Даже те, кто на «конференцию» не поехали, как наш сосед-гипертоник, были увезены в полдень, так сказать, в индивидуальном порядке. Для офицеров, живущих в городе, с утра подают «камионы» — автобусы и крытые грузовики (для менее чиновных). То же, как оказалось, происходило и в «станице», в бараках для семейных и на полянках, где расположились наши воинские соединения.
Через эти эпизоды проведу я сюжетной ниточкой историю моего приятеля Юрия Гаркуши, журналиста. Он объявил себя (а быть может, и был им) уполномоченным от армии Власова при казачьих частях и не снимал эмблему власовской армии — щит на рукаве с буквами РОА — Русская Освободительная Армия. В этой форме он оказался после нескольких побегов из немецкого плена, после жесточайших пыток, которые последовали в наказание за побеги. Простояв несколько суток в ледяной проточной воде, он вступил в РОА, но, будучи природным казаком, в казачьи части не вступил, отвращаемый их эмигрантским руководством с его утопическими идеями об особом государстве казаков. Однако путь на советскую родину был закрыт при всех обстоятельствах. При посадке в автобусы, прощаясь с Юрой, я заметила, что мундир сидит на нем как-то особенно гладко и тесно. Мое восхищение такой выправкой он отвлек книжечкой стихов Гумилева, которую брал с собою в карман. Как позднее выяснилось, имея опыт побегов, он поддел под мундир лыжный костюм.
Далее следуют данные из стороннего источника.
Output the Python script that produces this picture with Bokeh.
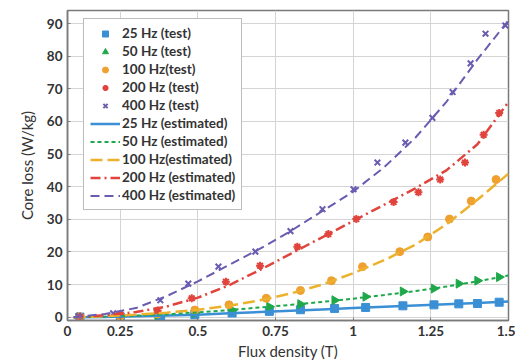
from bokeh.plotting import figure
from bokeh.models import Range1d, FixedTicker, Legend, LegendItem
from bokeh.embed import file_html
from bokeh.resources import INLINE

# ---- data ----
x_test_25 = [0.12, 0.25, 0.38, 0.49, 0.61, 0.73, 0.83, 0.94, 1.04, 1.16, 1.26, 1.34, 1.40, 1.47]
y_test_25 = [0.05, 0.1, -0.5, 0.8, 1.3, 1.8, 2.3, 2.7, 3.0, 3.5, 3.8, 4.1, 4.2, 4.6]

x_test_50 = [0.12, 0.25, 0.37, 0.49, 0.61, 0.73, 0.83, 0.94, 1.04, 1.16, 1.26, 1.34, 1.40, 1.47]
y_test_50 = [0.05, 0.2, 0.6, 1.3, 2.2, 3.2, 4.0, 5.2, 6.3, 7.9, 8.8, 10.3, 11.2, 12.3]

x_test_100 = [0.12, 0.25, 0.37, 0.49, 0.60, 0.72, 0.83, 0.93, 1.03, 1.15, 1.24, 1.31, 1.38, 1.46]
y_test_100 = [0.1, 0.3, 1.0, 2.2, 3.8, 5.8, 8.2, 11.2, 15.5, 20.1, 24.6, 30.1, 35.6, 42.2]

x_test_200 = [0.12, 0.25, 0.37, 0.48, 0.59, 0.70, 0.82, 0.92, 1.01, 1.13, 1.21, 1.28, 1.36, 1.42, 1.47]
y_test_200 = [0.2, 0.8, 2.1, 5.8, 10.9, 15.8, 21.6, 25.5, 30.1, 35.3, 38.3, 42.2, 47.4, 55.9, 62.6]

x_test_400 = [0.115, 0.227, 0.379, 0.469, 0.566, 0.685, 0.798, 0.901, 1.001, 1.078, 1.168, 1.255, 1.32, 1.378, 1.426, 1.49]
y_test_400 = [0.3, 1.2, 5.2, 10.3, 15.5, 20.1, 26.4, 33.1, 39.2, 47.4, 53.5, 61.1, 69.0, 77.8, 86.9, 89.4]

x_est = [0.1, 0.2, 0.3, 0.4, 0.5, 0.6, 0.7, 0.8, 0.9, 1.0, 1.1, 1.2, 1.3, 1.4, 1.5]
y_est_25 = [0, 0.1, 0.3, 0.5, 0.8, 1.2, 1.6, 2.0, 2.4, 2.8, 3.2, 3.6, 4.0, 4.4, 4.8]
y_est_50 = [0, 0.2, 0.5, 0.9, 1.5, 2.2, 3.0, 3.8, 4.7, 5.7, 6.8, 8.0, 9.4, 11.0, 12.8]
y_est_100 = [0, 0.3, 0.8, 1.4, 2.3, 3.5, 5.2, 7.3, 10.0, 13.5, 17.5, 22.2, 28.5, 36.0, 44.0]
y_est_200 = [0, 0.6, 1.6, 3.3, 6.0, 9.8, 14.5, 19.5, 24.5, 29.5, 34.5, 39.5, 45.0, 53.0, 66.0]
y_est_400 = [0, 1.0, 2.8, 6.5, 11.0, 16.0, 21.0, 26.5, 32.5, 38.5, 46.0, 55.0, 66.0, 79.0, 91.0]

x_ticks = [0.08, 0.25, 0.5, 0.75, 1.0, 1.25, 1.5]
x_tick_labels = ["0", "0.25", "0.5", "0.75", "1", "1.25", "1.5"]
y_ticks = [0, 10, 20, 30, 40, 50, 60, 70, 80, 90]

FONT = "Lato"
C25, C50, C100, C200, C400 = "#3b8fd4", "#1fa84a", "#ecb22e", "#e0443c", "#6a5cb0"

p = figure(width=515, height=362, output_backend="svg", toolbar_location=None,
           x_range=Range1d(0.08, 1.5), y_range=Range1d(-1, 94),
           min_border_left=67, min_border_right=7, min_border_top=10, min_border_bottom=40)
p.background_fill_color = "white"
p.border_fill_color = "white"
p.outline_line_color = "#7a7a7a"
p.outline_line_width = 1.5

p.xaxis.ticker = FixedTicker(ticks=x_ticks)
p.xaxis.major_label_overrides = {t: l for t, l in zip(x_ticks, x_tick_labels)}
p.yaxis.ticker = FixedTicker(ticks=y_ticks)
for ax in (p.xaxis[0], p.yaxis[0]):
    ax.axis_line_color = "#7a7a7a"
    ax.axis_line_width = 1.5
    ax.major_tick_in = 3
    ax.major_tick_out = 0
    ax.minor_tick_line_color = None
    ax.major_tick_line_color = "#7a7a7a"
    ax.major_label_text_font = FONT
    ax.major_label_text_font_size = "13.5px"
    ax.major_label_text_font_style = "bold"
    ax.major_label_text_color = "#333333"
    ax.axis_label_text_font = FONT
    ax.axis_label_text_font_size = "15px"
    ax.axis_label_text_font_style = "normal"
    ax.axis_label_text_color = "#333333"
p.xaxis.axis_label = "Flux density (T)"
p.yaxis.axis_label = "Core loss (W/kg)"
p.xaxis.axis_label_standoff = 3
p.yaxis.axis_label_standoff = 8
p.xgrid.grid_line_color = "#d4d4d4"
p.ygrid.grid_line_color = "#d4d4d4"

ms = 8
r1 = p.scatter(x_test_25, y_test_25, marker="square", size=ms, color=C25)
r2 = p.scatter(x_test_50, y_test_50, marker="triangle", angle=-1.5708, size=ms + 1, color=C50)
r3 = p.scatter(x_test_100, y_test_100, marker="circle", size=ms, color="#f0a030")
r4 = p.scatter(x_test_200, y_test_200, marker="asterisk", size=ms, line_color=C200, line_width=2)
r5 = p.scatter(x_test_400, y_test_400, marker="x", size=ms, line_color=C400, line_width=2)

l1 = p.line(x_est, y_est_25, line_color=C25, line_width=2.5)
l2 = p.line(x_est, y_est_50, line_color=C50, line_width=2, line_dash="4 3")
l3 = p.line(x_est, y_est_100, line_color=C100, line_width=2.5, line_dash="12 5")
l4 = p.line(x_est, y_est_200, line_color=C200, line_width=2.5, line_dash="10 4 2 4")
l5 = p.line(x_est, y_est_400, line_color=C400, line_width=2, line_dash="9 5")

items = [
    LegendItem(label="25 Hz (test)", renderers=[r1]),
    LegendItem(label="50 Hz (test)", renderers=[r2]),
    LegendItem(label="100 Hz(test)", renderers=[r3]),
    LegendItem(label="200 Hz (test)", renderers=[r4]),
    LegendItem(label="400 Hz (test)", renderers=[r5]),
    LegendItem(label="25 Hz (estimated)", renderers=[l1]),
    LegendItem(label="50 Hz (estimated)", renderers=[l2]),
    LegendItem(label="100 Hz(estimated)", renderers=[l3]),
    LegendItem(label="200 Hz (estimated)", renderers=[l4]),
    LegendItem(label="400 Hz (estimated)", renderers=[l5]),
]
legend = Legend(items=items, location=(16, 110))
legend.label_text_font = FONT
legend.label_text_font_size = "13.5px"
legend.label_text_font_style = "bold"
legend.label_text_color = "#333333"
legend.glyph_height = 15
legend.glyph_width = 30
legend.label_height = 15
legend.spacing = 2
legend.padding = 6
legend.margin = 0
legend.label_standoff = 2
legend.border_line_color = "#7a7a7a"
legend.border_line_width = 1
legend.background_fill_alpha = 1
p.add_layout(legend, "center")

open("out.html", "w").write(file_html(p, INLINE))
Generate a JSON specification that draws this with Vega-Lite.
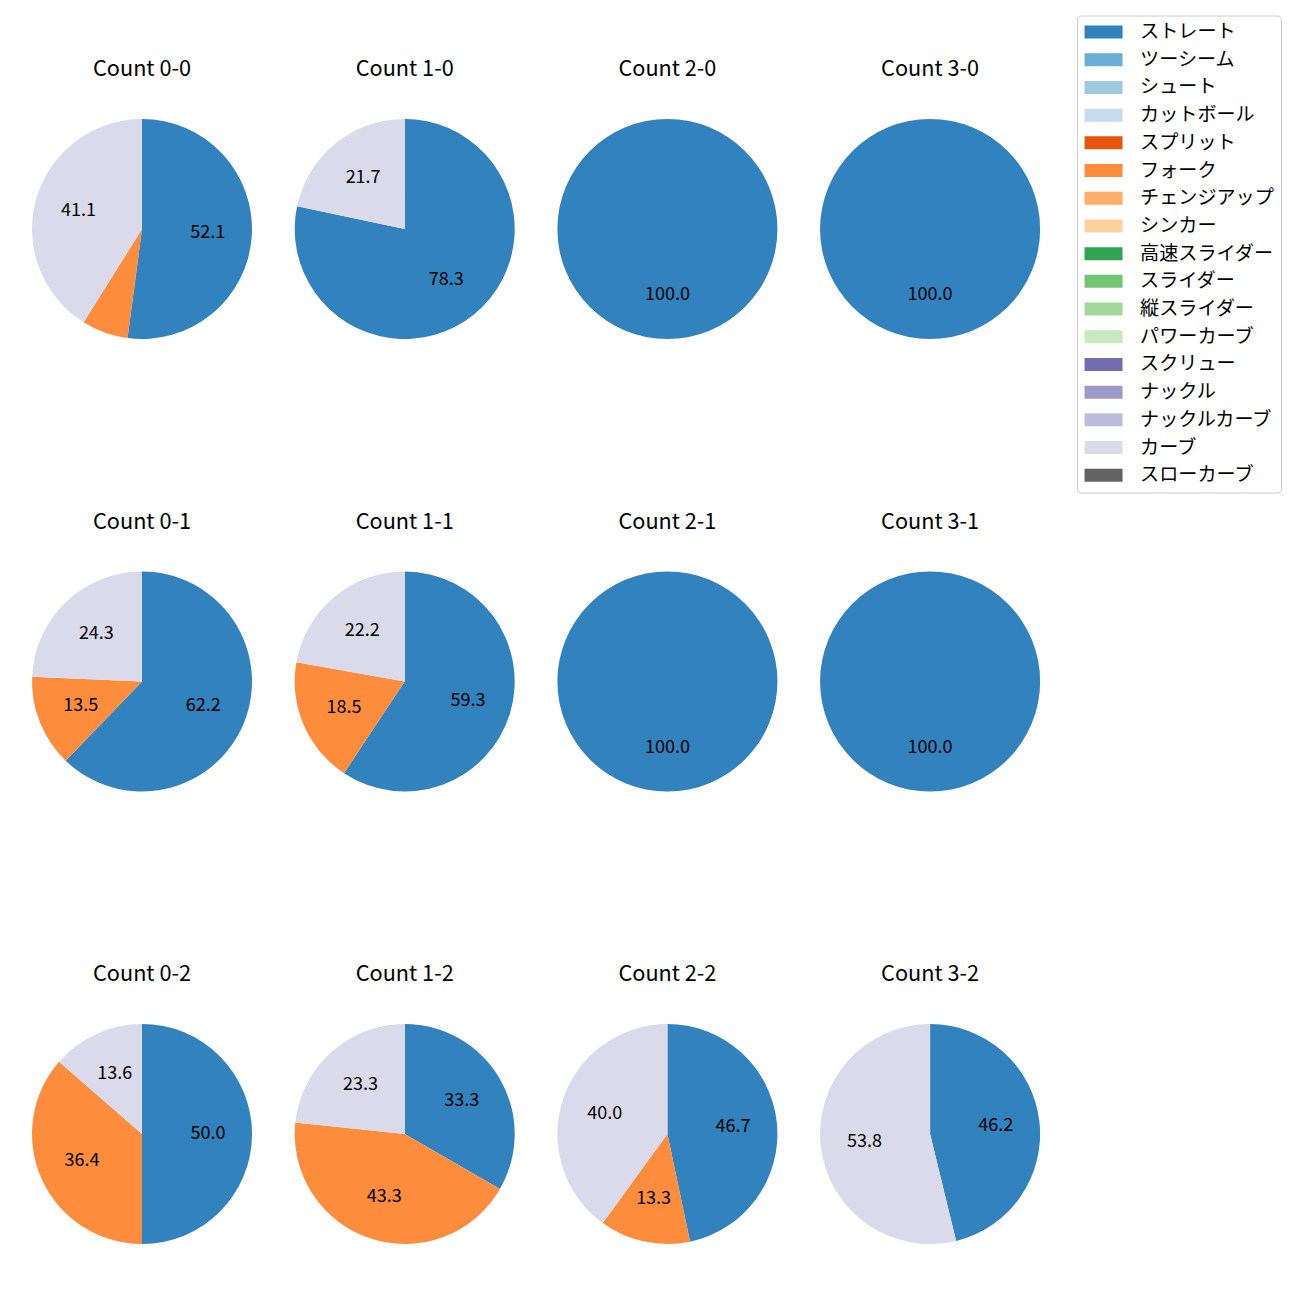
{
  "$schema": "https://vega.github.io/schema/vega-lite/v6.json",
  "padding": {"left": 22, "top": 15, "right": 5, "bottom": 5},
  "data": {
    "values": [
      {"c": "Count 0-0", "p": "ストレート", "v": 52.1, "k": 0},
      {"c": "Count 0-0", "p": "フォーク", "v": 6.8, "k": 5},
      {"c": "Count 0-0", "p": "カーブ", "v": 41.1, "k": 15},
      {"c": "Count 1-0", "p": "ストレート", "v": 78.3, "k": 0},
      {"c": "Count 1-0", "p": "カーブ", "v": 21.7, "k": 15},
      {"c": "Count 2-0", "p": "ストレート", "v": 100.0, "k": 0},
      {"c": "Count 3-0", "p": "ストレート", "v": 100.0, "k": 0},
      {"c": "Count 0-1", "p": "ストレート", "v": 62.2, "k": 0},
      {"c": "Count 0-1", "p": "フォーク", "v": 13.5, "k": 5},
      {"c": "Count 0-1", "p": "カーブ", "v": 24.3, "k": 15},
      {"c": "Count 1-1", "p": "ストレート", "v": 59.3, "k": 0},
      {"c": "Count 1-1", "p": "フォーク", "v": 18.5, "k": 5},
      {"c": "Count 1-1", "p": "カーブ", "v": 22.2, "k": 15},
      {"c": "Count 2-1", "p": "ストレート", "v": 100.0, "k": 0},
      {"c": "Count 3-1", "p": "ストレート", "v": 100.0, "k": 0},
      {"c": "Count 0-2", "p": "ストレート", "v": 50.0, "k": 0},
      {"c": "Count 0-2", "p": "フォーク", "v": 36.4, "k": 5},
      {"c": "Count 0-2", "p": "カーブ", "v": 13.6, "k": 15},
      {"c": "Count 1-2", "p": "ストレート", "v": 33.3, "k": 0},
      {"c": "Count 1-2", "p": "フォーク", "v": 43.3, "k": 5},
      {"c": "Count 1-2", "p": "カーブ", "v": 23.3, "k": 15},
      {"c": "Count 2-2", "p": "ストレート", "v": 46.7, "k": 0},
      {"c": "Count 2-2", "p": "フォーク", "v": 13.3, "k": 5},
      {"c": "Count 2-2", "p": "カーブ", "v": 40.0, "k": 15},
      {"c": "Count 3-2", "p": "ストレート", "v": 46.2, "k": 0},
      {"c": "Count 3-2", "p": "カーブ", "v": 53.8, "k": 15}
    ]
  },
  "columns": 4,
  "spacing": {"column": 22.7, "row": 162.5},
  "facet": {
    "field": "c",
    "type": "nominal",
    "sort": ["Count 0-0", "Count 1-0", "Count 2-0", "Count 3-0", "Count 0-1", "Count 1-1", "Count 2-1", "Count 3-1", "Count 0-2", "Count 1-2", "Count 2-2", "Count 3-2"],
    "header": {"title": null, "labelFont": "Noto Sans CJK JP", "labelFontSize": 21.7, "labelColor": "#000000", "labelPadding": 28}
  },
  "spec": {
    "width": 240,
    "height": 240,
    "encoding": {
      "theta": {"field": "v", "type": "quantitative", "stack": true},
      "order": {"field": "k", "type": "quantitative"}
    },
    "layer": [
      {
        "mark": {"type": "arc", "outerRadius": 110},
        "encoding": {
          "color": {
            "field": "p",
            "type": "nominal",
            "scale": {
              "domain": ["ストレート", "ツーシーム", "シュート", "カットボール", "スプリット", "フォーク", "チェンジアップ", "シンカー", "高速スライダー", "スライダー", "縦スライダー", "パワーカーブ", "スクリュー", "ナックル", "ナックルカーブ", "カーブ", "スローカーブ"],
              "range": ["#3182bd", "#6baed6", "#9ecae1", "#c6dbef", "#e6550d", "#fd8d3c", "#fdae6b", "#fdd0a2", "#31a354", "#74c476", "#a1d99b", "#c7e9c0", "#756bb1", "#9e9ac8", "#bcbddc", "#dadaeb", "#636363"]
            },
            "legend": {
              "orient": "none",
              "legendX": 1055,
              "legendY": -93.5,
              "title": null,
              "labelFont": "Noto Sans CJK JP",
              "labelFontSize": 19.1,
              "labelColor": "#000000",
              "symbolType": "M-3.8,-1.3H3.8V1.3H-3.8Z",
              "symbolSize": 100,
              "symbolStrokeWidth": 0,
              "symbolOpacity": 1,
              "symbolOffset": 10,
              "labelOffset": 27,
              "rowPadding": 7.7,
              "padding": 7,
              "strokeColor": "#cccccc",
              "fillColor": "#ffffff",
              "cornerRadius": 4
            }
          }
        }
      },
      {
        "mark": {"type": "text", "radius": 66, "font": "Noto Sans CJK JP", "fontSize": 18, "color": "#000000", "align": "center", "baseline": "middle"},
        "encoding": {
          "detail": {"field": "p", "type": "nominal"},
          "text": {"field": "v", "type": "quantitative", "format": ".1f"},
          "opacity": {"condition": {"test": "datum.v < 10", "value": 0}, "value": 1}
        }
      }
    ]
  },
  "config": {"view": {"stroke": null}}
}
Муж мой, пришедший ко мне в Италию почти пешком из Берлина, через всю Европу, стоит теперь один у заднего борта машины. Я увижусь с ним через одиннадцать с половиной лет…
Тронулись. Изо всех рекомендованных принадлежностей туалета он положил в карман только пачечку лезвий для безопасной бритвы. И на глазах провожающих тоскливыми сухими глазами — не плакать! Не плакать! — жен, матерей, сестер и детей из переулочков между отходящими автобусами въезжают броневики. До вечера мы могли еще думать: ах, не будет же в английском концлагере так уж плохо!
Но вернувшись в нашу комнатку с каменным полом, я дала волю слезам. Это были последние мои слезы. При всех дальнейших испытаниях глаза мои были сухи. Позднее, уже в советском лагере, старенький доктор наш спросил меня:
— Сестрица, а вы когда-нибудь… ну вот, как обычно бывает у женщин, плакали?
Плакало где-то там внутри. И до сегодня плачет.
В день моих последних слез я, до того дня хрупкая, эгоистичная и изнеженная женщина, дала себе слово разделить судьбу мужа и тех, с кем его увезли, для кого мы последнее время работали, делая газеты, кого стыдились порою за мародерство: казачество.